» **Task details**
Pictures stay out of the copy. Please reproduce only the lines between the one holding "Output the Python" and the one holding "return (x - OFF) / W", inclusive.

* Start Exercise inputs *

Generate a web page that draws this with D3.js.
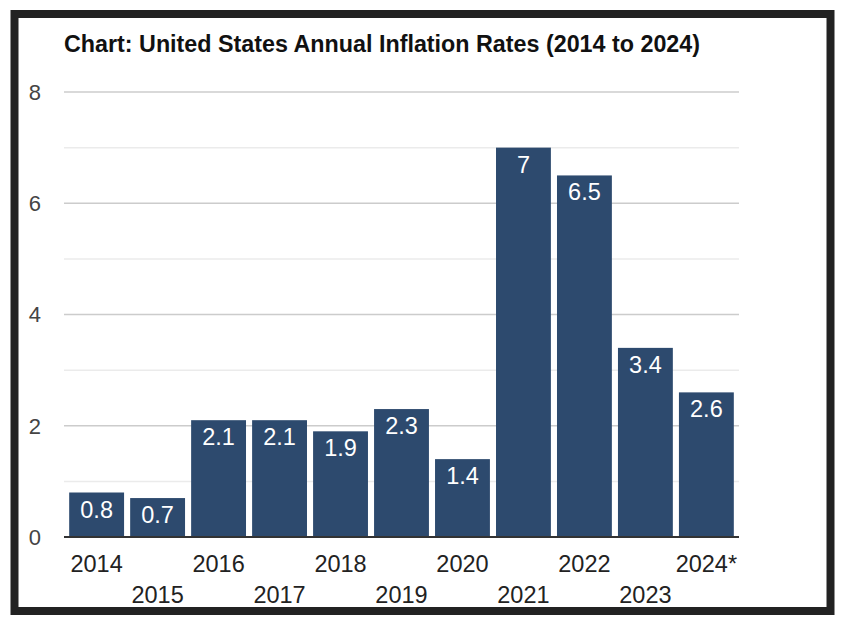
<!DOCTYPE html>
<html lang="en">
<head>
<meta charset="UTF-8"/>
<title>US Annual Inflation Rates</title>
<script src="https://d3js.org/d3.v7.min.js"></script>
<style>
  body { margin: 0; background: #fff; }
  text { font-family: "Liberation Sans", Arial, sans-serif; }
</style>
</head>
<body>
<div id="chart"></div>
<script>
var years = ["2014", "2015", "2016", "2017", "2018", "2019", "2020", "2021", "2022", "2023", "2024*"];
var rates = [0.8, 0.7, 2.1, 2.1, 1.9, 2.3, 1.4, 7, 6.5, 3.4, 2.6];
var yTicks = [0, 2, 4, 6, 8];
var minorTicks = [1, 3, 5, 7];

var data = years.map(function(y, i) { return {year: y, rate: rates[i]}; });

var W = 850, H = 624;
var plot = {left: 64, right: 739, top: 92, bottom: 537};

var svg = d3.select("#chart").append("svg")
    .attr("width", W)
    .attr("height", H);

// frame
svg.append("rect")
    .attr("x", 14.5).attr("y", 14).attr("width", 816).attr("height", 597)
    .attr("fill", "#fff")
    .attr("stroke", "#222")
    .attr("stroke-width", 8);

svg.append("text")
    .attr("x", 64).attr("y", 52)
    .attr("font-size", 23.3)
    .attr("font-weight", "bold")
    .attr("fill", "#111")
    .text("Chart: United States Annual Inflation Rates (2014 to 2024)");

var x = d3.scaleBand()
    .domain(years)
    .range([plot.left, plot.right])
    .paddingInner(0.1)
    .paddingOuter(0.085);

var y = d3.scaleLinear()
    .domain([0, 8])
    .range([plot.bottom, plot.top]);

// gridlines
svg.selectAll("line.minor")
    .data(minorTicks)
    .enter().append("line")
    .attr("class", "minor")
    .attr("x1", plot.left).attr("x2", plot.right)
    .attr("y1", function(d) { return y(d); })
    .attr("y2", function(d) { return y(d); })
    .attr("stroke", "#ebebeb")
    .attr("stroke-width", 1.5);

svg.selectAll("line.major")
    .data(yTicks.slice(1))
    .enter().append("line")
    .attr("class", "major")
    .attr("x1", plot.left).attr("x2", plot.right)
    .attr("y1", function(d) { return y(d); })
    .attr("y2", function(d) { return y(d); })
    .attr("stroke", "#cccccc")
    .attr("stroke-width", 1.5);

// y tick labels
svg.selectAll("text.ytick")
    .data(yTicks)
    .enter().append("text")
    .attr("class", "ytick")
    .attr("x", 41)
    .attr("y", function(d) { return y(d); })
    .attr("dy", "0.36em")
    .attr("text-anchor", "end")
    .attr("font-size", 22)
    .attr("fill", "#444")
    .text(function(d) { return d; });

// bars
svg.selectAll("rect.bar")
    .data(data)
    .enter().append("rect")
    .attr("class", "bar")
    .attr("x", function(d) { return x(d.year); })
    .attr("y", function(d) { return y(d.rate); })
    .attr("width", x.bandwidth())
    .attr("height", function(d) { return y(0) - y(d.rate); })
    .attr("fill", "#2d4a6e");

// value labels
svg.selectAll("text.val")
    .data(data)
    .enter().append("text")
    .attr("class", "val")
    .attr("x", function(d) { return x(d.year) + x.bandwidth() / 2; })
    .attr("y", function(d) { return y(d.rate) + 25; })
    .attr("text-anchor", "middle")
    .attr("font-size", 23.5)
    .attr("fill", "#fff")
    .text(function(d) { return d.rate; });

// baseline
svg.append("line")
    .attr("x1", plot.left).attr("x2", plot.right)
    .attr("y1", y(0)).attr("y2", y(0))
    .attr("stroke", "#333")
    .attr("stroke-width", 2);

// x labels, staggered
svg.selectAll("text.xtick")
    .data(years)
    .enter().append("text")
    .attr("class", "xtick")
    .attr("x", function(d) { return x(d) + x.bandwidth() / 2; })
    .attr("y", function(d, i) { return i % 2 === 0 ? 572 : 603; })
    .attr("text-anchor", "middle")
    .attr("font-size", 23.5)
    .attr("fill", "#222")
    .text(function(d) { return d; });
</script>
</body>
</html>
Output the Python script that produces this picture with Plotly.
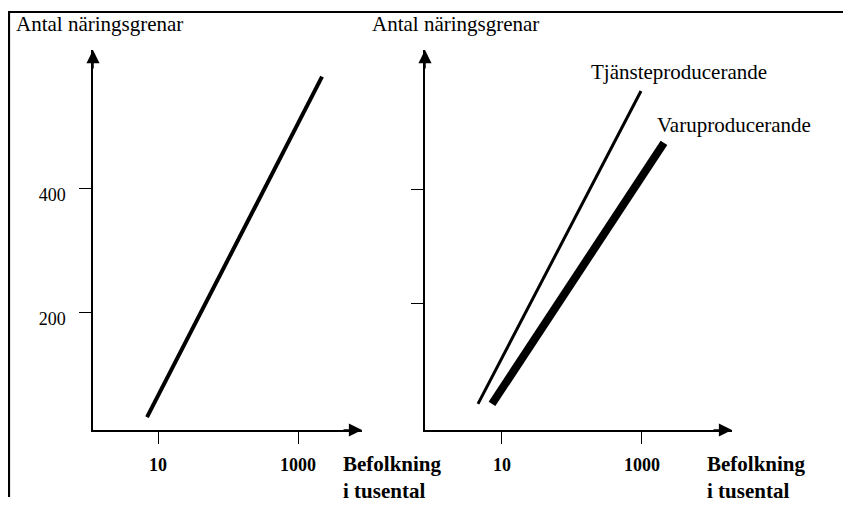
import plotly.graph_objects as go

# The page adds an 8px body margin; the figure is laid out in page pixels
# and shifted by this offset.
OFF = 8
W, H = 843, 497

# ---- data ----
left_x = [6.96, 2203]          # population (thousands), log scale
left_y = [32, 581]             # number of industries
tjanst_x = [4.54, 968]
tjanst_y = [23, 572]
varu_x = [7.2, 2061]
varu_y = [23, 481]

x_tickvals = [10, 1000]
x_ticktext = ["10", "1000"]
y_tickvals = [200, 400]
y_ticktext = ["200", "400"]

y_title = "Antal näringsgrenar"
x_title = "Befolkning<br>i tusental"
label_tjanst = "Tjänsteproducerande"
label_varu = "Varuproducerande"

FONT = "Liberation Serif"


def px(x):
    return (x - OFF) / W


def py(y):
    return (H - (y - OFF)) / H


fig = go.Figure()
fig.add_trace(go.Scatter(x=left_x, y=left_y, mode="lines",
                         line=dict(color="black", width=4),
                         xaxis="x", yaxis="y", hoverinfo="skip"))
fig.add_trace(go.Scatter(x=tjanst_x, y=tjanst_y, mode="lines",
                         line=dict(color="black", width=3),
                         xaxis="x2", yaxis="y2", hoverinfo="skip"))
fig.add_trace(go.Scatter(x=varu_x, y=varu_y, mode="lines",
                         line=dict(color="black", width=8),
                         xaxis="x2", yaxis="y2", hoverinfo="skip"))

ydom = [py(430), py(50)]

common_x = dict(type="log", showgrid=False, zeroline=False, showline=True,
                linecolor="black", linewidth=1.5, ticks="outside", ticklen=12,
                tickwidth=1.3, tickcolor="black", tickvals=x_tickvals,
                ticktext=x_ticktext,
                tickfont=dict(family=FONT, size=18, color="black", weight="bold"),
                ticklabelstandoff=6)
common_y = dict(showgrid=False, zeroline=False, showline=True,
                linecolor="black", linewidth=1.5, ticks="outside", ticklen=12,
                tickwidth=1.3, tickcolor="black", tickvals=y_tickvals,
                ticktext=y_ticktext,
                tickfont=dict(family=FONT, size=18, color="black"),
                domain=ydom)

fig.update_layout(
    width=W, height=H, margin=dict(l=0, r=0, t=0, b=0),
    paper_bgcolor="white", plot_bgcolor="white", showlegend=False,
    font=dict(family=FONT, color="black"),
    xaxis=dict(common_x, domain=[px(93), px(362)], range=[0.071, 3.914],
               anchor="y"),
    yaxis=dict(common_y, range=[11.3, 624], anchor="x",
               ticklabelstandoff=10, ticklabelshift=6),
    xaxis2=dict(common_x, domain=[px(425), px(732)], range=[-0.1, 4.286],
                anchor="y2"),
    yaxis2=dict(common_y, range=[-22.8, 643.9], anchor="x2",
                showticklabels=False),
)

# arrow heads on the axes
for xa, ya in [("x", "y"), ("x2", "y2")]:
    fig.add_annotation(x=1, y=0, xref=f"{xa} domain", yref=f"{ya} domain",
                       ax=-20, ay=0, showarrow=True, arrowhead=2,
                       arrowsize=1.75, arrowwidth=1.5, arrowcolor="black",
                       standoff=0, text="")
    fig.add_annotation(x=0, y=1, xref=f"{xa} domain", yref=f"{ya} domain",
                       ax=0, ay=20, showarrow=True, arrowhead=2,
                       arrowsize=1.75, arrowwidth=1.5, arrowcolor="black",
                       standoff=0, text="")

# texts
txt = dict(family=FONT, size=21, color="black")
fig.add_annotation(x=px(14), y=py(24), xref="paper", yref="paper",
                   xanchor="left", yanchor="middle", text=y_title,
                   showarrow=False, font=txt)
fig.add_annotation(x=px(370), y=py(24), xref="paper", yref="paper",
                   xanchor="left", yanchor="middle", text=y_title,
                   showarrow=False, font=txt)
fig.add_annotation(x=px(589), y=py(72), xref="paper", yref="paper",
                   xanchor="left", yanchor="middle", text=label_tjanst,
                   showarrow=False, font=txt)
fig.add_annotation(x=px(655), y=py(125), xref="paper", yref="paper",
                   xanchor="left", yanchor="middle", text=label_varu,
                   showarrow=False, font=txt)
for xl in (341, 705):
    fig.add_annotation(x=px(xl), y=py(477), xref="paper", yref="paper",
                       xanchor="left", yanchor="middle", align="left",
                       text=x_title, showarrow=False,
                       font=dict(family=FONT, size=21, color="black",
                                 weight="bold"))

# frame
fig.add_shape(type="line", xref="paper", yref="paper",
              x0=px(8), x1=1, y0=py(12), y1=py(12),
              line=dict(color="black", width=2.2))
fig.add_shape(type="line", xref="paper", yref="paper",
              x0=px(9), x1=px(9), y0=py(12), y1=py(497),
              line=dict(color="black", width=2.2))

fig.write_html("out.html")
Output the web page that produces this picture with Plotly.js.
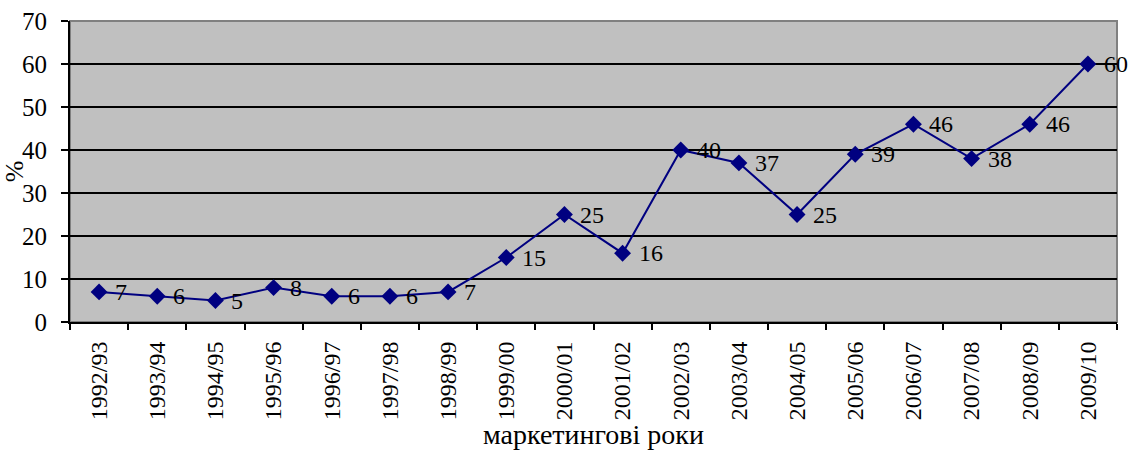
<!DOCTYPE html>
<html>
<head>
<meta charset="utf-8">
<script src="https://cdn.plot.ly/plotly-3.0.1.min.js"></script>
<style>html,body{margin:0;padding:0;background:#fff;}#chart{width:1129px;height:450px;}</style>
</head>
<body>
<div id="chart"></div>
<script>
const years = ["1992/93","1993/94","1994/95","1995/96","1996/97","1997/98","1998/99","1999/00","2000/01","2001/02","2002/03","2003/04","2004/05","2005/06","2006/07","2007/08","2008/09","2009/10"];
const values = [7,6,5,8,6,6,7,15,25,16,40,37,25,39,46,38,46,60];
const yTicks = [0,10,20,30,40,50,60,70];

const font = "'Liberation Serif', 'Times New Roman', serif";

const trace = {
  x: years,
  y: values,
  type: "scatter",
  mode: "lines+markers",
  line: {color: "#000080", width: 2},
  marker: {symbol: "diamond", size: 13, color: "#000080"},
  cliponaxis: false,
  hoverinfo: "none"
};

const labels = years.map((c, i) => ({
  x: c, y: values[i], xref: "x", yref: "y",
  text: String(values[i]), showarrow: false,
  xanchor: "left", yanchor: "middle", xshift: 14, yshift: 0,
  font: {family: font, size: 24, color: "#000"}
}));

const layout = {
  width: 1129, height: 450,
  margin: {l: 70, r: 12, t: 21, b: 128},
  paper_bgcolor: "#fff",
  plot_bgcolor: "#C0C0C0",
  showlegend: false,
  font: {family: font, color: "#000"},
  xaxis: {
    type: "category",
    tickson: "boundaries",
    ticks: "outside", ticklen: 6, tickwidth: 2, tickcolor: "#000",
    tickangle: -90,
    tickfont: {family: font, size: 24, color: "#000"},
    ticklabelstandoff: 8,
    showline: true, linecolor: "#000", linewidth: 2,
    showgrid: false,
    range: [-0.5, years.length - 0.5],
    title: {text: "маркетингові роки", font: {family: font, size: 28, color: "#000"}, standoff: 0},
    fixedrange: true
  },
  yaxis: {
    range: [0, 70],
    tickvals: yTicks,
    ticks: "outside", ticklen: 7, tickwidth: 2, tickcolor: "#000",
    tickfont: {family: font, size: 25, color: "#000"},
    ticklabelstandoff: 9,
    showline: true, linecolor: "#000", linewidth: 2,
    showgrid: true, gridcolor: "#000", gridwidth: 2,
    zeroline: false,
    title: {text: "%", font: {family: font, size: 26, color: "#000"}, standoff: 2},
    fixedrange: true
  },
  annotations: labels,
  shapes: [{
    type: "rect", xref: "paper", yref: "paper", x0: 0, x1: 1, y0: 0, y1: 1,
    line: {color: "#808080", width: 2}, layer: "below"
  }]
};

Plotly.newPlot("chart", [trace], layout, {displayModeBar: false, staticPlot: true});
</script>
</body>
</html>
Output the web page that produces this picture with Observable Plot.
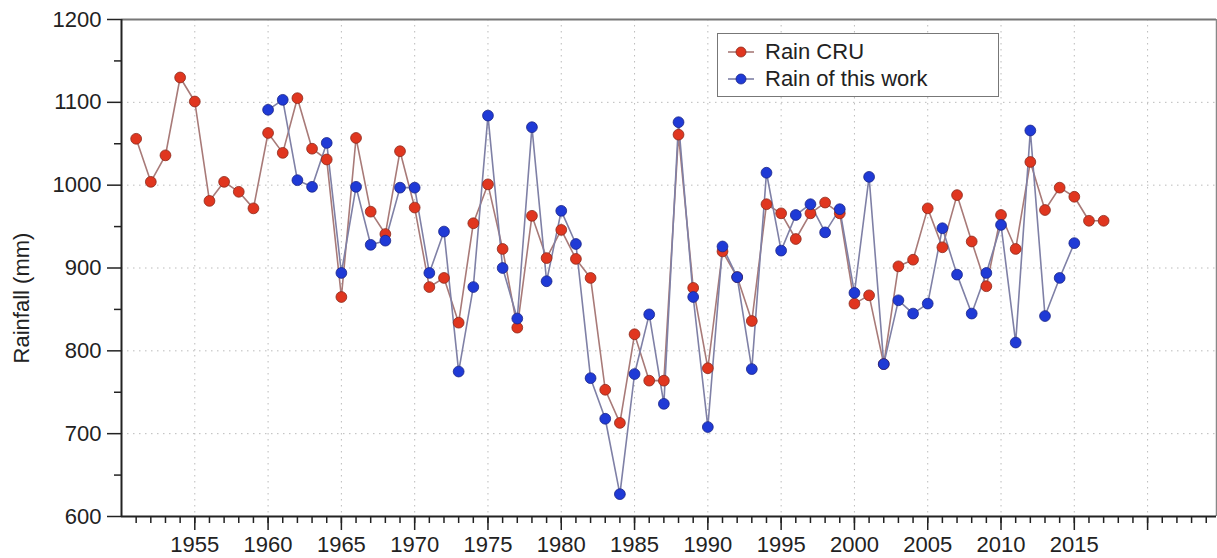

* End Exercise inputs *

» **The answer**
Output the Python script that produces this picture with Plotly.
import plotly.graph_objects as go

# The page adds an 8px body margin; the figure is laid out in page pixels
# and shifted by this offset.
OFF = 8
W, H = 843, 497

# ---- data ----
left_x = [6.96, 2203]          # population (thousands), log scale
left_y = [32, 581]             # number of industries
tjanst_x = [4.54, 968]
tjanst_y = [23, 572]
varu_x = [7.2, 2061]
varu_y = [23, 481]

x_tickvals = [10, 1000]
x_ticktext = ["10", "1000"]
y_tickvals = [200, 400]
y_ticktext = ["200", "400"]

y_title = "Antal näringsgrenar"
x_title = "Befolkning<br>i tusental"
label_tjanst = "Tjänsteproducerande"
label_varu = "Varuproducerande"

FONT = "Liberation Serif"


def px(x):
    return (x - OFF) / W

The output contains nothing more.